Normalerweise bin ich gerne alleine oder zu zweit unterwegs. Hier lässt sich das genauso machen, wie das Laufen in der Gruppe. Angeregte Gespräche inklusive - oder auch schweigend nebeneinander herlaufen. Das ist Pilgern! Und weil das hier eine Fortbildung ist, muss ich nicht nur nichts bezahlen, ich bekomme sozusagen sogar Geld dafür. Manchmal mag ich meinen Arbeitgeber:)
Zu jeder Etappe gehört eine kleine Andacht. Das tut gut, innezuhalten, zu hören, zu schweigen, zu beten, einen Segen zugesagt bekommen. Nur mit dem "Theologisieren" tue ich mich etwas schwer. Auch das gehört zu jeder Etappe. Eine Pause, im Kreis auf dem Boden sitzen und zu einem Bibeltext oder einem Thema einfach sagen, was einem einfällt. Ja, kann man/frau machen, aber muss das? Geht doch auch mit Vorbereitung, moderiert, fokussiert. Alle anderen fanden es toll. Na gut:( ........ :))
Jeder Abend endet natürlich in einem Restaurant (übrigens: auch Frühstück und Abendessen zahlt die Landeskirche). Nein, nicht jeden Abend werden die Obstler der Karte durchprobiert (die wir natürlich selbst bezahlen). Das gehört sich erst bei der letzten Einkehr vor dem Ziel. Selbiges liegt in Rothenburg. Ein nettes Städtchen, aber extrem touristisch.
Am Ende, wie es sich für so eine Kirchentruppe gehört, eine Feedbackrunde. Wir verabschieden uns voneinander. Ich fahre nach Augsburg. Dort steht bei meiner Freundin mein "Dicker", mit dem ich mich dann wieder auf den Weg in meine Heimat machen werde.

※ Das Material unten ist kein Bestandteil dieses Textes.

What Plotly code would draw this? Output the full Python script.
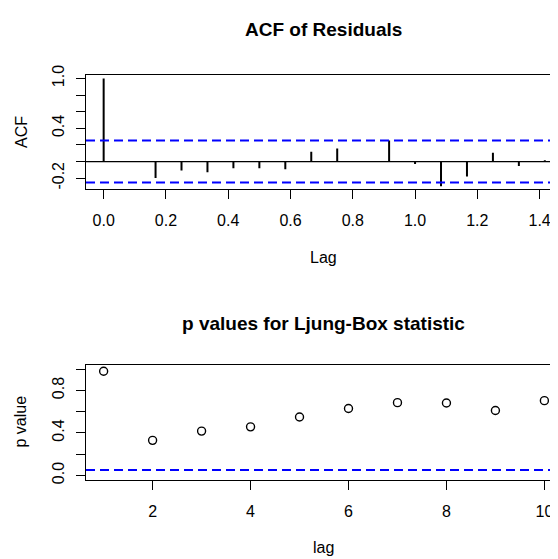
import plotly.graph_objects as go

# ---- data ----
acf_lags = [k / 12 for k in range(0, 18)]
acf_values = [1.0, 0.0, -0.199, -0.109, -0.129, -0.082, -0.082, -0.094, 0.117, 0.156,
              0.0, 0.254, -0.031, -0.297, -0.18, 0.105, -0.055, 0.016]
acf_ci = 0.252

lb_lags = [1, 2, 3, 4, 5, 6, 7, 8, 9, 10]
lb_pvalues = [0.981, 0.33, 0.417, 0.457, 0.55, 0.63, 0.685, 0.682, 0.611, 0.704]
lb_sig = 0.05

acf_xticks = [0.0, 0.2, 0.4, 0.6, 0.8, 1.0, 1.2, 1.4]
acf_yticks = [-0.2, 0.0, 0.2, 0.4, 0.6, 0.8, 1.0]
acf_ylabels = ["-0.2", "", "", "0.4", "", "", "1.0"]
lb_xticks = [2, 4, 6, 8, 10]
lb_yticks = [0.0, 0.2, 0.4, 0.6, 0.8, 1.0]
lb_ylabels = ["0.0", "", "0.4", "", "0.8", ""]

# the page body adds an 8px margin; compensate so the figure lines up with the viewport
OFF = 8
W, H = 558 - OFF, 559 - OFF
LEFT = 86 - OFF
FONT = "Liberation Sans, Arial, sans-serif"

fig = go.Figure()

# stems for ACF
sx, sy = [], []
for l, v in zip(acf_lags, acf_values):
    sx += [l, l, None]
    sy += [0, v, None]
fig.add_trace(go.Scatter(x=sx, y=sy, mode="lines", line=dict(color="black", width=2),
                         xaxis="x", yaxis="y", hoverinfo="skip"))

top_xr = [-0.0567, 1.459]
bot_xr = [0.64, 10.278]

# zero line and CI lines
fig.add_trace(go.Scatter(x=top_xr, y=[0, 0], mode="lines", line=dict(color="black", width=1.3),
                         xaxis="x", yaxis="y"))
for c in (acf_ci, -acf_ci):
    fig.add_trace(go.Scatter(x=top_xr, y=[c, c], mode="lines",
                             line=dict(color="#0000ff", width=2, dash="9px,5px"),
                             xaxis="x", yaxis="y"))

# Ljung-Box p values
fig.add_trace(go.Scatter(x=lb_lags, y=lb_pvalues, mode="markers",
                         marker=dict(symbol="circle-open", size=8, color="black",
                                     line=dict(width=1.4, color="black")),
                         xaxis="x2", yaxis="y2"))
fig.add_trace(go.Scatter(x=bot_xr, y=[lb_sig, lb_sig], mode="lines",
                         line=dict(color="#0000ff", width=2, dash="9px,5px"),
                         xaxis="x2", yaxis="y2"))

def yd(top_px, bot_px):
    return [1 - (bot_px - OFF) / H, 1 - (top_px - OFF) / H]

axis_common = dict(showgrid=False, zeroline=False, showline=True, linecolor="black",
                   linewidth=1.3, ticks="outside", ticklen=9, tickwidth=1.3,
                   tickcolor="black", tickfont=dict(family=FONT, size=16, color="black"))

fig.update_layout(
    width=W, height=H, margin=dict(l=LEFT, r=0, t=0, b=0),
    paper_bgcolor="white", plot_bgcolor="white", showlegend=False,
    xaxis=dict(domain=[0, 1], range=top_xr, anchor="y", tickvals=acf_xticks,
               tickformat=".1f", mirror=True, ticklabelstandoff=8, **axis_common),
    yaxis=dict(domain=yd(66, 183), range=[-0.325, 1.047], anchor="x", tickvals=acf_yticks,
               ticktext=acf_ylabels, tickangle=-90, mirror=False, ticklabelstandoff=5,
               **axis_common),
    xaxis2=dict(domain=[0, 1], range=bot_xr, anchor="y2", tickvals=lb_xticks,
                mirror=True, ticklabelstandoff=8, **axis_common),
    yaxis2=dict(domain=yd(364, 481.7), range=[-0.04, 1.04], anchor="x2", tickvals=lb_yticks,
                ticktext=lb_ylabels, tickangle=-90, mirror=False, ticklabelstandoff=5,
                **axis_common),
)

def px2x(px):
    return (px - 86) / (W - LEFT)

def py2y(py):
    return 1 - (py - OFF) / H

ann = [
    ("ACF of Residuals", 323, 20, 19, True, 0),
    ("p values for Ljung-Box statistic", 323, 321, 19, True, 0),
    ("Lag", 323, 254, 16, False, 0),
    ("lag", 323, 551, 16, False, 0),
    ("ACF", 21, 125, 16, False, -90),
    ("p value", 20, 422, 16, False, -90),
]
for text, x, y, size, bold, ang in ann:
    fig.add_annotation(text=text, xref="paper", yref="paper", x=px2x(x), y=py2y(y),
                       xanchor="center", yanchor="middle", showarrow=False, textangle=ang,
                       font=dict(family=FONT, size=size, color="black",
                                 weight="bold" if bold else "normal"))

fig.write_html("out.html")
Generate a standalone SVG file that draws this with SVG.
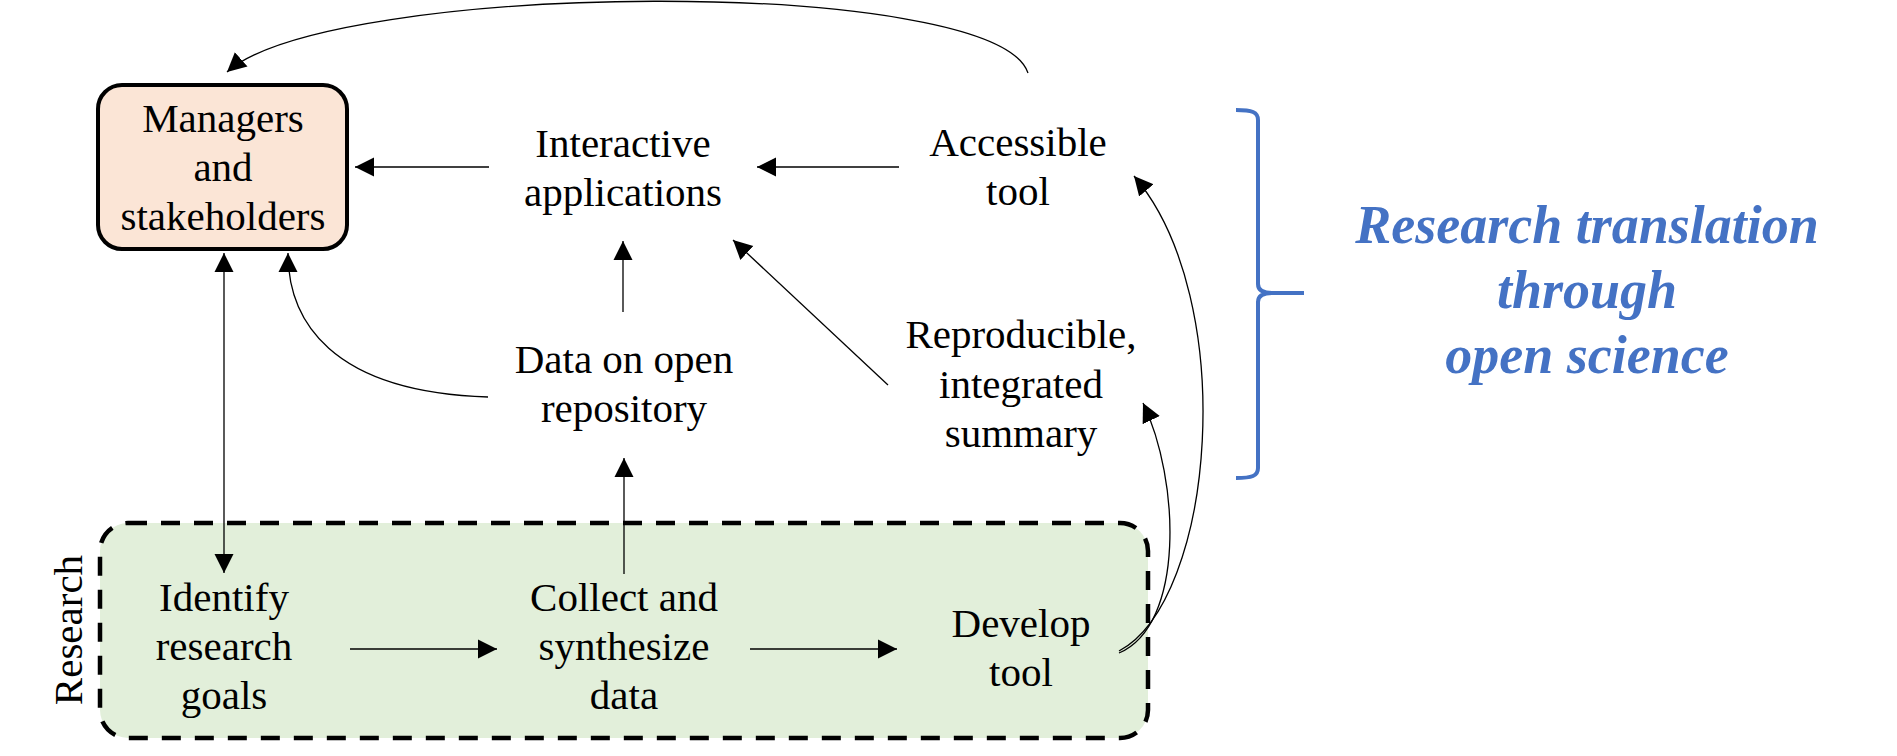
<svg xmlns="http://www.w3.org/2000/svg" width="1897" height="756" viewBox="0 0 1897 756">
  <style>
    .t { font-family: 'Liberation Serif', Tinos, 'Times New Roman', 'DejaVu Serif', serif; font-size: 41px; fill: #000; text-anchor: middle; }
    .blue { font-family: 'Liberation Serif', Tinos, 'Times New Roman', 'DejaVu Serif', serif; font-size: 54px; font-weight: bold; font-style: italic; fill: #4472C4; text-anchor: middle; }
    .c { fill: none; stroke: #000; stroke-width: 1.3; }
  </style>
  <defs>
    <marker id="ah" markerUnits="userSpaceOnUse" viewBox="0 0 20 20" refX="19" refY="10" markerWidth="20" markerHeight="20" orient="auto-start-reverse">
      <path d="M0,0.5 L19,10 L0,19.5 z" fill="#000"/>
    </marker>
  </defs>
  <rect width="1897" height="756" fill="#fff"/>

  <g id="research-group">
    <rect x="100" y="523" width="1048" height="215" rx="28" ry="28" fill="#E2EFDA" stroke="#000" stroke-width="4.5" stroke-dasharray="19 14"/>
    <text class="t" font-family="Liberation Serif, serif" font-size="42" transform="translate(82,630) rotate(-90)">Research</text>
  </g>

  <g id="managers" font-family="Liberation Serif, serif">
    <rect x="98" y="85" width="249" height="164" rx="24" ry="24" fill="#FBE5D6" stroke="#000" stroke-width="4"/>
    <text class="t" x="223" y="132">Managers</text>
    <text class="t" x="223" y="181">and</text>
    <text class="t" x="223" y="230">stakeholders</text>
  </g>

  <g id="interactive">
    <text class="t" x="623" y="157">Interactive</text>
    <text class="t" x="623" y="206">applications</text>
  </g>

  <g id="accessible">
    <text class="t" x="1018" y="156">Accessible</text>
    <text class="t" x="1018" y="205">tool</text>
  </g>

  <g id="data-repo">
    <text class="t" x="624" y="373">Data on open</text>
    <text class="t" x="624" y="422">repository</text>
  </g>

  <g id="summary">
    <text class="t" x="1021" y="348">Reproducible,</text>
    <text class="t" x="1021" y="398">integrated</text>
    <text class="t" x="1021" y="447">summary</text>
  </g>

  <g id="identify">
    <text class="t" x="224" y="611">Identify</text>
    <text class="t" x="224" y="660">research</text>
    <text class="t" x="224" y="709">goals</text>
  </g>

  <g id="collect">
    <text class="t" x="624" y="611">Collect and</text>
    <text class="t" x="624" y="660">synthesize</text>
    <text class="t" x="624" y="709">data</text>
  </g>

  <g id="develop">
    <text class="t" x="1021" y="637">Develop</text>
    <text class="t" x="1021" y="686">tool</text>
  </g>

  <g id="translation">
    <path d="M1236,110 C1252,110 1258,112 1258,120 L1258,284 C1258,290 1262,293 1272,293 L1304,293 M1272,293 C1262,293 1258,296 1258,302 L1258,468 C1258,476 1252,478 1236,478" fill="none" stroke="#4472C4" stroke-width="4"/>
    <text class="blue" x="1587" y="243">Research translation</text>
    <text class="blue" x="1587" y="308">through</text>
    <text class="blue" x="1587" y="373">open science</text>
  </g>

  <g id="connectors">
    <path class="c" d="M489,167 L355,167" marker-end="url(#ah)"/>
    <path class="c" d="M899,167 L757,167" marker-end="url(#ah)"/>
    <path class="c" d="M623,312 L623,241" marker-end="url(#ah)"/>
    <path class="c" d="M888,385 L733,240" marker-end="url(#ah)"/>
    <path class="c" d="M624,574 L624,458" marker-end="url(#ah)"/>
    <path class="c" d="M350,649 L497,649" marker-end="url(#ah)"/>
    <path class="c" d="M750,649 L897,649" marker-end="url(#ah)"/>
    <path class="c" d="M224,253 L224,573" marker-start="url(#ah)" marker-end="url(#ah)"/>
    <path class="c" d="M488,397 C330,392 288,320 288,253" marker-end="url(#ah)"/>
    <path class="c" d="M1028,73 C995,-25 330,-20 227,72" marker-end="url(#ah)"/>
    <path class="c" d="M1119,651 C1215,600 1240,300 1134,176" marker-end="url(#ah)"/>
    <path class="c" d="M1119,653 C1185,625 1180,480 1143,403" marker-end="url(#ah)"/>
  </g>
</svg>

Ein Gedanke, der mich die ganze Woche bewegt hat, begleitet mich weiter: wie entscheide ich, ob ich mit Gabi zusammenbleiben möchte. Es gibt viele Für und Wider, und ich bin ja sooo entscheidungsfreudig:(
Wer sich durch Seiten hier wühlt, wird erfahren, welche Entscheidung wir getroffen haben. Vielleicht hast Du es ja auch schon gelesen:)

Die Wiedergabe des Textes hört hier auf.